Saturday, July 29, 2006

Living the Apocalypse

DK at TPM has this background to the current fiasco:
This passage from Ron Suskind's The Price of Loyalty has special resonance given current events. The scene is the White House Situation Room in January 2001, where Bush is meeting for the first time with his National Security Council, 10 days after taking the oath of office. Bush has just asked who in the room has met Ariel Sharon:
He'd met Sharon briefly, Bush said, when they had flown over Israel in a helicopter on a visit in December 1998. "Just saw him that one time. We flew over the Palestinian camps," Bush said sourly. "Looked real bad down there. I don't see much we can do over there at this point. I think it's time to pull out of that situation."

And that was it, according to [Paul] O'Neill and several other people in the room. The Arab-Israeli conflict was a mess, and the United States would disengage. The combatants would have to work it out on their own.

[Colin] Powell said such a move might be hasty. He remarked on the violence on the West Bank and Gaza and on its roots. He stressed that a pullback by the United States would unleash Sharon and Israeli army. "The consequences of that could be dire," he said, "especially for the Palestinians."

Bush shrugged. "Maybe that's the best way to get some things back in balance."

Powell seemed startled.

"Sometimes a show of strength by one side can really clarify things," Bush said.

With that, the rest of the meeting was devoted to Iraq.


Josh Marshall adds:
It actually goes way beyond the incoming administration's decision to ignore the Israel-Palestine track from the get-go, though that has played a very big part in this unfolding disaster.
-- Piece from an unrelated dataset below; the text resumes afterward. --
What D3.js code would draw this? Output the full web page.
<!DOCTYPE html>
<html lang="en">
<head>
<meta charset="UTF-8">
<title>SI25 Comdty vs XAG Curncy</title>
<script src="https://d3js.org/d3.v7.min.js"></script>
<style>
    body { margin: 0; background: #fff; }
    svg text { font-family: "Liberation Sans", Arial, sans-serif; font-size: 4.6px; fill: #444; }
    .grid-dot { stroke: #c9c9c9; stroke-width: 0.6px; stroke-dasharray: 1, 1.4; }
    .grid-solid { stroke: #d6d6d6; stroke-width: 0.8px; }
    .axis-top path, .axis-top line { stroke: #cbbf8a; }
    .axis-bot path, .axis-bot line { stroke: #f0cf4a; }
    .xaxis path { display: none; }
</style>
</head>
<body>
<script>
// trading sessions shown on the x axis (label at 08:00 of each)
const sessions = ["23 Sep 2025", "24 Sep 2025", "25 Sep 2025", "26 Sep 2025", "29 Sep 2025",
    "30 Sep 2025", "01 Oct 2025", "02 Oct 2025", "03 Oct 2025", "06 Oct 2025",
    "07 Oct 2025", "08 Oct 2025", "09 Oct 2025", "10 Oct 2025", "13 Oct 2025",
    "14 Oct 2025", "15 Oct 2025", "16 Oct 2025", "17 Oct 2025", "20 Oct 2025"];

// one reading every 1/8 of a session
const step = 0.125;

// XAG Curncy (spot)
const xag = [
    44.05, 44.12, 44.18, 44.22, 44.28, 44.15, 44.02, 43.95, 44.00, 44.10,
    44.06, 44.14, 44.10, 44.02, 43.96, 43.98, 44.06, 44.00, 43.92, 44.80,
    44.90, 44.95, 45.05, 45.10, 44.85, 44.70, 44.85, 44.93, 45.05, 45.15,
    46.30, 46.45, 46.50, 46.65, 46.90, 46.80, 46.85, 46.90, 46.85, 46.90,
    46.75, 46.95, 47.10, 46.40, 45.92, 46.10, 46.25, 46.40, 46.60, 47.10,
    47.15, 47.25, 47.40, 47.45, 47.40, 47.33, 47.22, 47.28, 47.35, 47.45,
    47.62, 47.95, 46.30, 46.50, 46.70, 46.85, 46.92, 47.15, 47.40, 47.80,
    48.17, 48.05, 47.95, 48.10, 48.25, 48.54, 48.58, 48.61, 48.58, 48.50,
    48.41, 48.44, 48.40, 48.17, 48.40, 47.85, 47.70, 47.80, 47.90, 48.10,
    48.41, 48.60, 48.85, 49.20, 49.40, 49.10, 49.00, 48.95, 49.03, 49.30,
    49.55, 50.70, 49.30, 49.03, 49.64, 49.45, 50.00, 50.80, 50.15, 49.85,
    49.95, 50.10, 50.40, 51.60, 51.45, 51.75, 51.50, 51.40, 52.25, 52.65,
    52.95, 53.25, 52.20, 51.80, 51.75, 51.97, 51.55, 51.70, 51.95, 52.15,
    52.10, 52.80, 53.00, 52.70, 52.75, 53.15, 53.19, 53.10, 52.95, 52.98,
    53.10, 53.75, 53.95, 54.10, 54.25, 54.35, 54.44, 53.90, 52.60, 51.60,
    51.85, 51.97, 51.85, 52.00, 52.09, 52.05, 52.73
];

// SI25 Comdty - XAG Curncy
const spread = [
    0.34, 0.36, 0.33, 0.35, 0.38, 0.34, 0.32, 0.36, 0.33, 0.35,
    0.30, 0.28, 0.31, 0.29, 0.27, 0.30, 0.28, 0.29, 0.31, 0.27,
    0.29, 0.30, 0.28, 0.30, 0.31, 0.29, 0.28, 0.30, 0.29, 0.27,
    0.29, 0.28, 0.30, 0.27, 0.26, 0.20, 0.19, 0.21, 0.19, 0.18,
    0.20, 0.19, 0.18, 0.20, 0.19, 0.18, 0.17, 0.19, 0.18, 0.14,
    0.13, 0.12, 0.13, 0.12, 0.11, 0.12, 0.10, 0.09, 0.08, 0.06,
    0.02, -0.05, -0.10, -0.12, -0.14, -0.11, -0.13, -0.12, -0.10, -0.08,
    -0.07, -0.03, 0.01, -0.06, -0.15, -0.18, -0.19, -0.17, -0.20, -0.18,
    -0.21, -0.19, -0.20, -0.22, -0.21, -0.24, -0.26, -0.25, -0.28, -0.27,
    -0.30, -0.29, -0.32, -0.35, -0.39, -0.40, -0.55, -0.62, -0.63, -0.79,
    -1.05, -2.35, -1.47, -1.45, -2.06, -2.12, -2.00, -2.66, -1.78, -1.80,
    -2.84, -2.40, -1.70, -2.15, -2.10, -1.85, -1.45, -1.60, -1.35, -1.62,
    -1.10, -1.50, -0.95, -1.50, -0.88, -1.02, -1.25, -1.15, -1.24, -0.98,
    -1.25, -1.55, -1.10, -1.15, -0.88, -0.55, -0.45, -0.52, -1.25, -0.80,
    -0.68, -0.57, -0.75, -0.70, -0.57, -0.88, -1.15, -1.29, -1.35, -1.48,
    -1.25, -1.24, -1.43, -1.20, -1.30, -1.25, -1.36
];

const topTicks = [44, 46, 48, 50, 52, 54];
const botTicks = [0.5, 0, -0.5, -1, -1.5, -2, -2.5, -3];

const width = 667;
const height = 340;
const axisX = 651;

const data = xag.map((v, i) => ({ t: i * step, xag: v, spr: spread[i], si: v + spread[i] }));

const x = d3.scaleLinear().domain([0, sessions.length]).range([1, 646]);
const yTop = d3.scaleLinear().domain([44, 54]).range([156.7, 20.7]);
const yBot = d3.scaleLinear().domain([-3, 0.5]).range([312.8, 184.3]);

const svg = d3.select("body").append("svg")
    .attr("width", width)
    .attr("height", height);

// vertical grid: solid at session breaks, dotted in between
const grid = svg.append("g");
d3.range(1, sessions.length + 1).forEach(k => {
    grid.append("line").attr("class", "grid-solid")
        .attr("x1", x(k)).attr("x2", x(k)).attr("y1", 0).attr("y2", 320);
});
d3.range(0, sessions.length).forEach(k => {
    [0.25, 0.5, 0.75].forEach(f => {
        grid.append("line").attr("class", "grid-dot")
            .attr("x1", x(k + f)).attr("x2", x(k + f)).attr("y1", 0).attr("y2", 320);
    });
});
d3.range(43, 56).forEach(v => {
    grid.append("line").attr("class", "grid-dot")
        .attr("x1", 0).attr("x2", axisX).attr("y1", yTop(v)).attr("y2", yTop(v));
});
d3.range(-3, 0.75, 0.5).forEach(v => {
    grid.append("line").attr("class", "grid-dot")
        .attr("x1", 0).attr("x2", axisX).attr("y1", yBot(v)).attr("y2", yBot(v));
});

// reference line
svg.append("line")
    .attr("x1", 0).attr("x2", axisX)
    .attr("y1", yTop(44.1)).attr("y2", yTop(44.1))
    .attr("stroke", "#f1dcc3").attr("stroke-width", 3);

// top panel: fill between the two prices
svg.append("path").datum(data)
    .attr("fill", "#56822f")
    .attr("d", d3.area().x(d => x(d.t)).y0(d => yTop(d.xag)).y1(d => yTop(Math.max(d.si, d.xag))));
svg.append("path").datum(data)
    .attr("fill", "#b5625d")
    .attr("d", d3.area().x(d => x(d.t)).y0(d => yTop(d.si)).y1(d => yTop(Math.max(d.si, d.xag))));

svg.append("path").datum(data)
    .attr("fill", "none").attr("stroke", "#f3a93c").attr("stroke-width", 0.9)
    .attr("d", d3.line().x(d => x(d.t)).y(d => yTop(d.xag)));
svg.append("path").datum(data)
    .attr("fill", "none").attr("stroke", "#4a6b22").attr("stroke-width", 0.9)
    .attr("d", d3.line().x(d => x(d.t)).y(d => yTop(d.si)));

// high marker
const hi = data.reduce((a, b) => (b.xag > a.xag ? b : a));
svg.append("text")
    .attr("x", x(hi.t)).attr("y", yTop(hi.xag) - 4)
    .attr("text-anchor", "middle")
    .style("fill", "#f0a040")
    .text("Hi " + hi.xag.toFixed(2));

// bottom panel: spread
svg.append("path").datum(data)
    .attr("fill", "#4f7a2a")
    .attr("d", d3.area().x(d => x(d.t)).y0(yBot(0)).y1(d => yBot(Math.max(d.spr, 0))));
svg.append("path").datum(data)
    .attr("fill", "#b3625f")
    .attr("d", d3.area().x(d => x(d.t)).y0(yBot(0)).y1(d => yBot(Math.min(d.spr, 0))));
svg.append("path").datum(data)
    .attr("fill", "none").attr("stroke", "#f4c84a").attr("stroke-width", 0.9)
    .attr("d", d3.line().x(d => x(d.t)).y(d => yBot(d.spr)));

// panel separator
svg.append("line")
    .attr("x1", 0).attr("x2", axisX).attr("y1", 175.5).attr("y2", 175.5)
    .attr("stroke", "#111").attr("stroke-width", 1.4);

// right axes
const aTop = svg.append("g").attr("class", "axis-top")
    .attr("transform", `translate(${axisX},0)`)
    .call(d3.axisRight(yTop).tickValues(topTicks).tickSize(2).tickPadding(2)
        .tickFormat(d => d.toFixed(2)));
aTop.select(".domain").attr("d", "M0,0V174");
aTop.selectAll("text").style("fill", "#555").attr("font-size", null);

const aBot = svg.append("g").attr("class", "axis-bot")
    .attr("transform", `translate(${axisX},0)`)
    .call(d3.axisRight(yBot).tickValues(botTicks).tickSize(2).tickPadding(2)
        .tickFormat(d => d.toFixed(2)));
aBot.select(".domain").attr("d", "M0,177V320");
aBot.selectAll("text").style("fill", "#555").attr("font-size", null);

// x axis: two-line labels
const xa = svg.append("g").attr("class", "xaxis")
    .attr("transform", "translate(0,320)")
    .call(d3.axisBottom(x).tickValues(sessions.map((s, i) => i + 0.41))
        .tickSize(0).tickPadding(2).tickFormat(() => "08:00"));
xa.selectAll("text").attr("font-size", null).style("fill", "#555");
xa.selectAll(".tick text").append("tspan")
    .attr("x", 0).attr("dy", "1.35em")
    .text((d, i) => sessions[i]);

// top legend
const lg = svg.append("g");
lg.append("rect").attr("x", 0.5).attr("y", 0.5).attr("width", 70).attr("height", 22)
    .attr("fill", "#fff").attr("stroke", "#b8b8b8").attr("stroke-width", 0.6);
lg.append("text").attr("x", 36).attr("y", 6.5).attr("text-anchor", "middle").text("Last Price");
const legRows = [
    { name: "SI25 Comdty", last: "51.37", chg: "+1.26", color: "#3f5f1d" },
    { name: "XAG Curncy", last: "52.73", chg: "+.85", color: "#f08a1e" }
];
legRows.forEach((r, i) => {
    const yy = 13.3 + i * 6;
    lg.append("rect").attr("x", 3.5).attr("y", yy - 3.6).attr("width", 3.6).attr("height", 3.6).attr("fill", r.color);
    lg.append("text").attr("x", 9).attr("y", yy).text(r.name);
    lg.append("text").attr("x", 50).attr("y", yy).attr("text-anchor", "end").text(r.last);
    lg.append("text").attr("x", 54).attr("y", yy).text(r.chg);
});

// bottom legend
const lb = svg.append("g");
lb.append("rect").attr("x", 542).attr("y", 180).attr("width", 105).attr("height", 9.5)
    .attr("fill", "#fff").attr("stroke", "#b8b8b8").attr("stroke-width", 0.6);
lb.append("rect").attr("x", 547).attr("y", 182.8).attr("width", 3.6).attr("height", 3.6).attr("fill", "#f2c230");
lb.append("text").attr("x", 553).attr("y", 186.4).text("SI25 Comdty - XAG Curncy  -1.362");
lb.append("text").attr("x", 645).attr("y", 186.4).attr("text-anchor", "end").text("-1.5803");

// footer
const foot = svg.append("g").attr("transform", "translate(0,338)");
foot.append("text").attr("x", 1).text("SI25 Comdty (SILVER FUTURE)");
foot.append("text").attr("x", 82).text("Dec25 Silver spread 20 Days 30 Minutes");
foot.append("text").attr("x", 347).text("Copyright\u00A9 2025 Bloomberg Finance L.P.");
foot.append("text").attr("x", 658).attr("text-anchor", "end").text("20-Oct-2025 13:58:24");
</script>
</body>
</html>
The Bush administration has always seen the situation in Israel-Palestine as essentially a side issue in the larger context of the Middle East, one to be solved through overthrowing regimes either in Baghdad or Damascus. The Israelis and the Palestinians themselves had already done quite a lot to make a mess of things by January 2001. But by comparison with today things six years ago seem almost idyllic.

The thinking of the Bush administration was that the Clinton folks had put tons of time into the Peace Process and what had it gotten them? Just a big headache and no achievements, either political or substantive.
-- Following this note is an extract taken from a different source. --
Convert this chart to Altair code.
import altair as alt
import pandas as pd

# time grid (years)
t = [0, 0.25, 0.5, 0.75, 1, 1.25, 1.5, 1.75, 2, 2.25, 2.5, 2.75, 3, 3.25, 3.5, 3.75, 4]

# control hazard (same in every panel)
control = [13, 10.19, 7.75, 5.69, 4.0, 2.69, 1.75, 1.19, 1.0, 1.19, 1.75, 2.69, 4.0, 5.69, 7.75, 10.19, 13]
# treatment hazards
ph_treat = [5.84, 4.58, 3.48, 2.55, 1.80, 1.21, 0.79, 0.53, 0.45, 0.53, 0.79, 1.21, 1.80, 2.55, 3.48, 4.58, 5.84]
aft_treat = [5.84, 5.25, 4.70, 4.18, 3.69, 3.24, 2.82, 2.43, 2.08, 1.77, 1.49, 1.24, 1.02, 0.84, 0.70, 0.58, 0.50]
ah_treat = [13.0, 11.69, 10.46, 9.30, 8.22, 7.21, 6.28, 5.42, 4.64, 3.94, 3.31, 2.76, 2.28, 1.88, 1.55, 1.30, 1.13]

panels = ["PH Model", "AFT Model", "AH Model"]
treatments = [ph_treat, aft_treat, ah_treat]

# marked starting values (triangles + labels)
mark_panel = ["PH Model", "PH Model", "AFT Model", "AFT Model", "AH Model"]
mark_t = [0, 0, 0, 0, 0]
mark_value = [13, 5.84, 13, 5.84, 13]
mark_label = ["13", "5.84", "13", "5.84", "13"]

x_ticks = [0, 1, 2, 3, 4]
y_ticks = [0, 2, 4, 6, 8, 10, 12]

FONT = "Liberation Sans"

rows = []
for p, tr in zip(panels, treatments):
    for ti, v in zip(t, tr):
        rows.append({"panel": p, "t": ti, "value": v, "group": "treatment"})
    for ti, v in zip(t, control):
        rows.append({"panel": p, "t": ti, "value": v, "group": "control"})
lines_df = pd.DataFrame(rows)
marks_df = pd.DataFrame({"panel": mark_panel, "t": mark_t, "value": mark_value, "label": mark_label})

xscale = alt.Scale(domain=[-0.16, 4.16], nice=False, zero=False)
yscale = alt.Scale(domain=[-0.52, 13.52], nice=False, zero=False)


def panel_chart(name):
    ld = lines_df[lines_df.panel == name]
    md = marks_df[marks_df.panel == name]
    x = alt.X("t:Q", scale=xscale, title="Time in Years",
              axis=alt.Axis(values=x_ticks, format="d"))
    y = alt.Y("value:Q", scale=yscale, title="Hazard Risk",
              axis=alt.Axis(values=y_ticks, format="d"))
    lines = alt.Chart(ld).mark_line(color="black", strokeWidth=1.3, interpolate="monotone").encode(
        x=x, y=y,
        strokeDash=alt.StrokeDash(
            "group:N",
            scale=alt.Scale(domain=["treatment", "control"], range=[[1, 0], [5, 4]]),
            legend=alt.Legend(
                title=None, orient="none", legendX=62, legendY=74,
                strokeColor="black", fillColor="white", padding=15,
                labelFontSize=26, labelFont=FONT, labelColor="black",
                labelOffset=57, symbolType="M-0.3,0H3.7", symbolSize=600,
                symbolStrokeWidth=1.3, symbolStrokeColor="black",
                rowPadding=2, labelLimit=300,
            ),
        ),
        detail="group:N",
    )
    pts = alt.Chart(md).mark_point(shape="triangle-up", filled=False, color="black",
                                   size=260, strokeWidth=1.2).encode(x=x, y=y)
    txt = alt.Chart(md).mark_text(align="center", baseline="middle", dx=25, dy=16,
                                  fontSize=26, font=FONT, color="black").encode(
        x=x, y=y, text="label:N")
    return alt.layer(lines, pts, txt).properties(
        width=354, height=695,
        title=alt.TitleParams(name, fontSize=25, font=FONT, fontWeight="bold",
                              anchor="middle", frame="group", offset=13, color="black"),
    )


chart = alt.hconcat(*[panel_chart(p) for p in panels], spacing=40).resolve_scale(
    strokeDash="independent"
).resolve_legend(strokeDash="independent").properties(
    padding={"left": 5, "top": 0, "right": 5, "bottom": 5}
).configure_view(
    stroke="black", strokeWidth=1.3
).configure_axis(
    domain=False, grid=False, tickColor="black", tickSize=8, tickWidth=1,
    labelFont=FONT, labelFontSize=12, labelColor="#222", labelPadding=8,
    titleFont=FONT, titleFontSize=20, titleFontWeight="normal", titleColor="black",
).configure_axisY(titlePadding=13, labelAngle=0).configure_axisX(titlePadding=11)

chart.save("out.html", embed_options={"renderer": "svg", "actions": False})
But what I think you learn when you watch the region over time is that things can always get worse. And quite a lot of effort is often required to keep things on the barely tolerable level of miserable without slipping into the truly horrible. To prevent going from one to the other is a job of international management that really a greater power alone can accomplish. Us. Us with the Europeans. Probably also the Russians and even the Chinese. Easy? No. Do these different countries have different agendas, not all of them wholesome? Sure. But that's life. Or rather, that's running the world.

Is this crisis the Bush administration's doing? No, it has deep roots that go well beyond it. Would things have gotten quite this bad if the administration hadn't basically ignored these problems for six years and simultaneously blown up the Fertile Crescent? No way.

This is the Bush administration's apocalypse. We are, to borrow the phrase, just living in it. But then, that's quite bad enough, isn't it?